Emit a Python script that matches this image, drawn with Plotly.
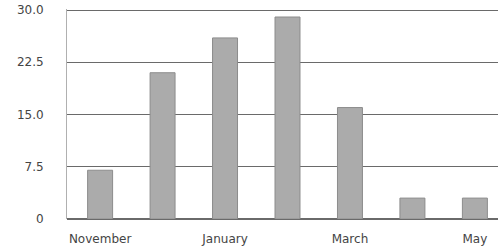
import plotly.graph_objects as go

months = ["November", "December", "January", "February", "March", "April", "May"]
values = [7, 21, 26, 29, 16, 3, 3]
shown_ticks = ["November", "January", "March", "May"]
y_ticks = [0, 7.5, 15, 22.5, 30]
y_tick_text = ["0", "7.5", "15.0", "22.5", "30.0"]

fig = go.Figure(go.Bar(
    x=months, y=values, width=0.4,
    marker=dict(color="#ababab", line=dict(color="#8c8c8c", width=1)),
    cliponaxis=False,
))

fig.update_layout(
    width=498, height=250,
    margin=dict(l=67, r=0, t=9, b=31, autoexpand=False),
    paper_bgcolor="white", plot_bgcolor="white",
    showlegend=False,
    font=dict(family="DejaVu Sans", size=12, color="#444444"),
)
fig.update_xaxes(
    type="category", range=[-0.53, 6.37], automargin=False,
    tickvals=shown_ticks, ticktext=shown_ticks,
    showgrid=False, showline=False, zeroline=False,
    ticks="outside", ticklen=9, tickcolor="rgba(0,0,0,0)",
)
fig.update_yaxes(
    range=[0, 30.15], tickvals=y_ticks, ticktext=y_tick_text, automargin=False,
    showgrid=True, gridcolor="#6a6a6a", gridwidth=1,
    showline=True, linecolor="#b0b0b0", linewidth=1,
    zeroline=True, zerolinecolor="#6a6a6a",
    ticks="outside", ticklen=20, tickcolor="rgba(0,0,0,0)",
)

fig.write_html(
    "out.html",
    config={"displayModeBar": False},
    post_script="document.body.style.margin='0';document.body.style.overflow='hidden';",
)
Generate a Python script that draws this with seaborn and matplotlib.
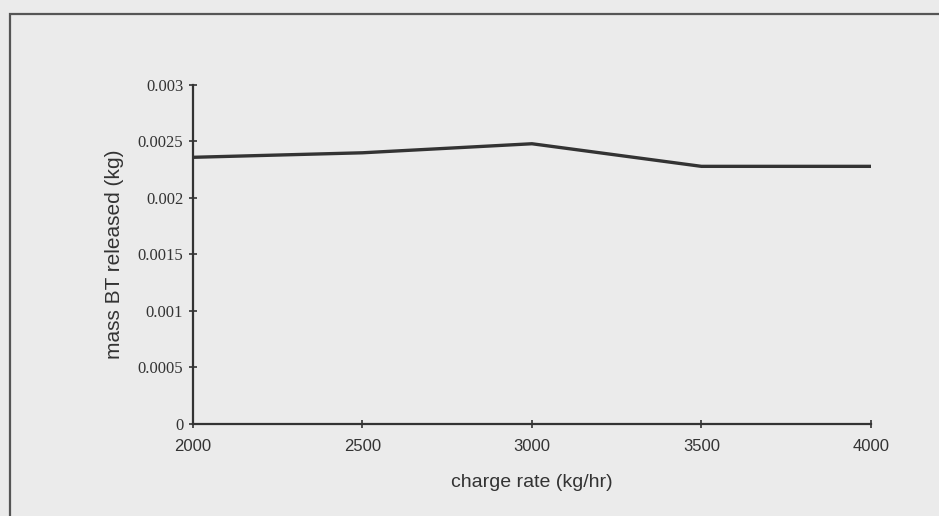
import matplotlib
matplotlib.use("Agg")
import matplotlib.pyplot as plt
import matplotlib.patches as mpatches
import seaborn as sns
import pandas as pd

charge_rate = [2000, 2500, 3000, 3500, 4000]
mass_bt = [0.00236, 0.00240, 0.00248, 0.00228, 0.00228]
y_ticks = [0, 0.0005, 0.001, 0.0015, 0.002, 0.0025, 0.003]
y_tick_labels = ["0", "0.0005", "0.001", "0.0015", "0.002", "0.0025", "0.003"]
x_ticks = [2000, 2500, 3000, 3500, 4000]

df = pd.DataFrame({"charge rate (kg/hr)": charge_rate, "mass BT released (kg)": mass_bt})

sns.set_theme(style="white")
plt.rcParams["font.family"] = ["Liberation Sans", "DejaVu Sans"]

bg = "#ebebeb"
ink = "#333333"

fig = plt.figure(figsize=(9.39, 5.16), dpi=100, facecolor=bg)
ax = fig.add_axes([0.2055, 0.1783, 0.722, 0.657])
ax.set_facecolor(bg)

sns.lineplot(data=df, x="charge rate (kg/hr)", y="mass BT released (kg)",
             ax=ax, color=ink, linewidth=2.4)

ax.set_xlim(2000, 4000)
ax.set_ylim(0, 0.003)
ax.set_xticks(x_ticks)
ax.set_xticklabels([str(v) for v in x_ticks], fontsize=12, color=ink)
ax.set_yticks(y_ticks)
ax.set_yticklabels(y_tick_labels, fontsize=12, color=ink, family="Liberation Serif")

ax.set_xlabel("charge rate (kg/hr)", fontsize=14, color=ink, labelpad=14)
ax.set_ylabel("mass BT released (kg)", fontsize=15, color=ink, labelpad=10)

for side in ["top", "right"]:
    ax.spines[side].set_visible(False)
for side in ["left", "bottom"]:
    ax.spines[side].set_color(ink)
    ax.spines[side].set_linewidth(1.6)
ax.tick_params(axis="both", direction="inout", length=6, width=1.2, color=ink,
               left=True, bottom=True, pad=4)
ax.tick_params(axis="x", pad=8)

# outer chart frame
frame = mpatches.Rectangle((10 / 939, -0.05), 1.1, 1 - 14 / 516 + 0.05,
                           transform=fig.transFigure, fill=False,
                           edgecolor="#555555", linewidth=1.6)
fig.patches.append(frame)

fig.savefig("out.png", dpi=100, facecolor=bg)
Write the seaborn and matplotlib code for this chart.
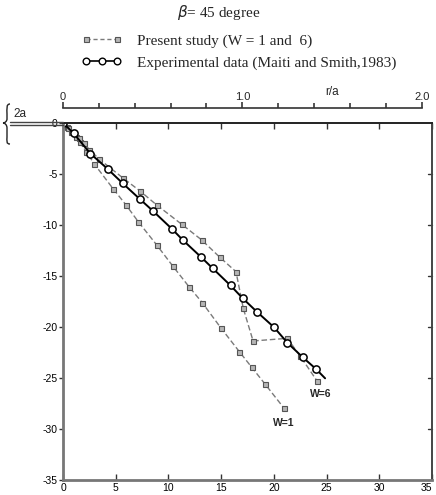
import matplotlib
matplotlib.use("Agg")
import matplotlib.pyplot as plt
from matplotlib.legend_handler import HandlerLine2D
from matplotlib.lines import Line2D
from matplotlib.path import Path
from matplotlib.patches import PathPatch
from matplotlib.transforms import ScaledTranslation
import seaborn as sns
import numpy as np

sns.set_style("white")
plt.rcParams['font.family'] = ['Liberation Sans', 'DejaVu Sans']

# ---- data ----
w1_x = [0, 0.4, 0.8, 1.2, 1.6, 2.2, 2.97, 4.77, 5.98, 7.14, 8.89, 10.41, 11.95, 13.2, 14.96, 16.73, 17.9, 19.17, 20.97]
w1_y = [0, -0.4, -0.9, -1.4, -1.9, -2.8, -4.02, -6.47, -8.04, -9.68, -11.96, -14.02, -16.05, -17.6, -20.07, -22.42, -23.95, -25.6, -27.97]

w6_x = [0, 0.5, 1.0, 1.5, 2.0, 2.5, 3.42, 5.72, 7.31, 8.89, 11.26, 13.16, 14.85, 16.41, 17.1, 18.03, 21.28, 22.49, 24.07]
w6_y = [0, -0.5, -1.0, -1.5, -2.0, -2.6, -3.53, -5.42, -6.67, -8.04, -9.93, -11.47, -13.14, -14.58, -18.17, -21.37, -21.11, -22.84, -25.25]

exp_x = [0, 1.0, 2.6, 4.24, 5.66, 7.31, 8.51, 10.37, 11.36, 13.06, 14.2, 15.89, 17.05, 18.38, 20.02, 21.28, 22.74, 24.0, 24.86]
exp_y = [0, -1.0, -3.0, -4.51, -5.91, -7.48, -8.6, -10.42, -11.47, -13.11, -14.25, -15.93, -17.19, -18.5, -20.03, -21.54, -22.97, -24.12, -25.03]

x_ticks = [0, 5, 10, 15, 20, 25, 30, 35]
y_ticks = [0, -5, -10, -15, -20, -25, -30, -35]
top_major = [0, 1.0, 2.0]
top_major_labels = ["0", "1.0", "2.0"]
top_minor = [0.2, 0.4, 0.6, 0.8, 1.2, 1.4, 1.6, 1.8]

title_text = r"$\beta$= 45 degree"
legend_labels = ["Present study (W = 1 and  6)", "Experimental data (Maiti and Smith,1983)"]

W, H = 436, 495
fig = plt.figure(figsize=(W / 100, H / 100), dpi=100)
ax = fig.add_axes([63 / W, 1 - 480 / H, (432 - 63) / W, (480 - 123) / H])

gray = "#7a7a7a"
sq_kw = dict(marker="s", markersize=3.6, markerfacecolor="#b5b5b5", markeredgecolor="#555555", markeredgewidth=0.8)

sns.lineplot(x=w1_x, y=w1_y, ax=ax, sort=False, color=gray, linewidth=1.0, linestyle=(0, (4, 2)), **sq_kw)
sns.lineplot(x=w6_x, y=w6_y, ax=ax, sort=False, color=gray, linewidth=1.0, linestyle=(0, (4, 2)), **sq_kw)
sns.lineplot(x=exp_x, y=exp_y, ax=ax, sort=False, color="black", linewidth=1.4,
             marker="o", markersize=5.2, markerfacecolor="white", markeredgecolor="black",
             markeredgewidth=1.1, markevery=list(range(len(exp_x) - 1)))

ax.text(w1_x[-1], w1_y[-1] - 1.0, "W=1", fontsize=7.5, fontweight="bold", ha="center", va="top")
ax.text(w6_x[-1] + 0.4, w6_y[-1] - 0.8, "W=6", fontsize=7.5, fontweight="bold", ha="center", va="top")

ax.set_xlim(0, 35)
ax.set_ylim(-35, 0)
ax.set_xticks(x_ticks)
ax.set_yticks(y_ticks)
ax.set_xticklabels([str(v) for v in x_ticks], fontsize=7.5)
ax.set_yticklabels([str(v) for v in y_ticks], fontsize=7.5)
ax.tick_params(axis="x", which="both", direction="in", length=4, width=1, colors="#333333",
               top=True, bottom=True, pad=2, labelcolor="black")
ax.tick_params(axis="y", which="both", direction="out", length=3, width=1, colors="#333333",
               left=True, right=False, pad=1, labelcolor="black")
for v in y_ticks[1:-1]:
    ax.plot([35, 34.6], [v, v], color="#333333", lw=1, clip_on=False)
last = ax.get_xticklabels()[-1]
last.set_transform(last.get_transform() + ScaledTranslation(-4 / 72, 0, fig.dpi_scale_trans))

for s in ["left", "bottom"]:
    ax.spines[s].set_color("#777777")
    ax.spines[s].set_linewidth(2.0)
ax.spines["top"].set_color("#222222")
ax.spines["top"].set_linewidth(1.4)
ax.spines["right"].set_color("#444444")
ax.spines["right"].set_linewidth(1.4)

# top r/a scale
ax2 = fig.add_axes([63 / W, 1 - 108 / H, (421.7 - 63) / W, 0.0001])
ax2.set_xlim(0, 2.0)
ax2.set_yticks([])
for s in ["left", "right", "bottom"]:
    ax2.spines[s].set_visible(False)
ax2.spines["top"].set_color("#333333")
ax2.spines["top"].set_linewidth(1.2)
ax2.xaxis.set_ticks_position("top")
ax2.set_xticks(top_major)
ax2.set_xticklabels(top_major_labels, fontsize=8)
ax2.set_xticks(top_minor, minor=True)
ax2.tick_params(axis="x", which="major", direction="out", length=4.5, width=1.1, pad=0)
ax2.tick_params(axis="x", which="minor", direction="out", length=3.5, width=1.1)
ax2.patch.set_visible(False)
fig.text(332 / W, 1 - 92 / H, "r/a", fontsize=8.5, ha="center", va="center")

# plate and 2a marker
fig.add_artist(Line2D([10 / W, 63 / W], [1 - 122 / H, 1 - 122 / H], color="#444444", lw=1.0))
fig.add_artist(Line2D([10 / W, 63 / W], [1 - 124.5 / H, 1 - 124.5 / H], color="#444444", lw=1.0))

def px(x, y):
    return (x / W, 1 - y / H)

brace_pts = [px(10, 104), px(6, 104), px(7, 109), px(7, 114),
             px(7, 119),
             px(7, 121), px(5, 123), px(3, 123),
             px(5, 123), px(7, 125), px(7, 128),
             px(7, 137),
             px(7, 141), px(6, 144), px(10, 144)]
brace_codes = [Path.MOVETO, Path.CURVE4, Path.CURVE4, Path.CURVE4,
               Path.LINETO,
               Path.CURVE4, Path.CURVE4, Path.CURVE4,
               Path.CURVE4, Path.CURVE4, Path.CURVE4,
               Path.LINETO,
               Path.CURVE4, Path.CURVE4, Path.CURVE4]
fig.add_artist(PathPatch(Path(brace_pts, brace_codes), transform=fig.transFigure,
                         facecolor="none", edgecolor="#222222", lw=1.0))
fig.text(13 / W, 1 - 114 / H, "2a", fontsize=8.5, ha="left", va="center")

# title and legend
fig.text(219 / W, 1 - 12 / H, title_text, fontsize=11, ha="center", va="center", family="Liberation Serif")
h1 = Line2D([], [], color=gray, linewidth=1.0, linestyle=(0, (3, 2)), **sq_kw)
h2 = Line2D([], [], color="black", linewidth=1.2, marker="o", markersize=4.8,
            markerfacecolor="white", markeredgecolor="black", markeredgewidth=1.0)
leg = fig.legend([h1, h2], legend_labels, loc="upper left",
                 bbox_to_anchor=(74 / W, 1 - 26 / H), frameon=False,
                 prop={"family": "Liberation Serif", "size": 11},
                 handlelength=2.6, handletextpad=1.0, labelspacing=0.55, borderpad=0,
                 handler_map={h1: HandlerLine2D(numpoints=2), h2: HandlerLine2D(numpoints=3)})

fig.savefig("out.png", dpi=100)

▬▬▬

● STATED TASK: From the records above, transcribe exactly the lines starting at the one containing "Generate a Python" and ending at the one containing "import pandas as pd". Skip the pictures.

● RESPONSE:
Generate a Python script that draws this with seaborn and matplotlib.
import matplotlib
matplotlib.use("Agg")
import matplotlib.pyplot as plt
import matplotlib.patches as mpatches
import seaborn as sns
import pandas as pd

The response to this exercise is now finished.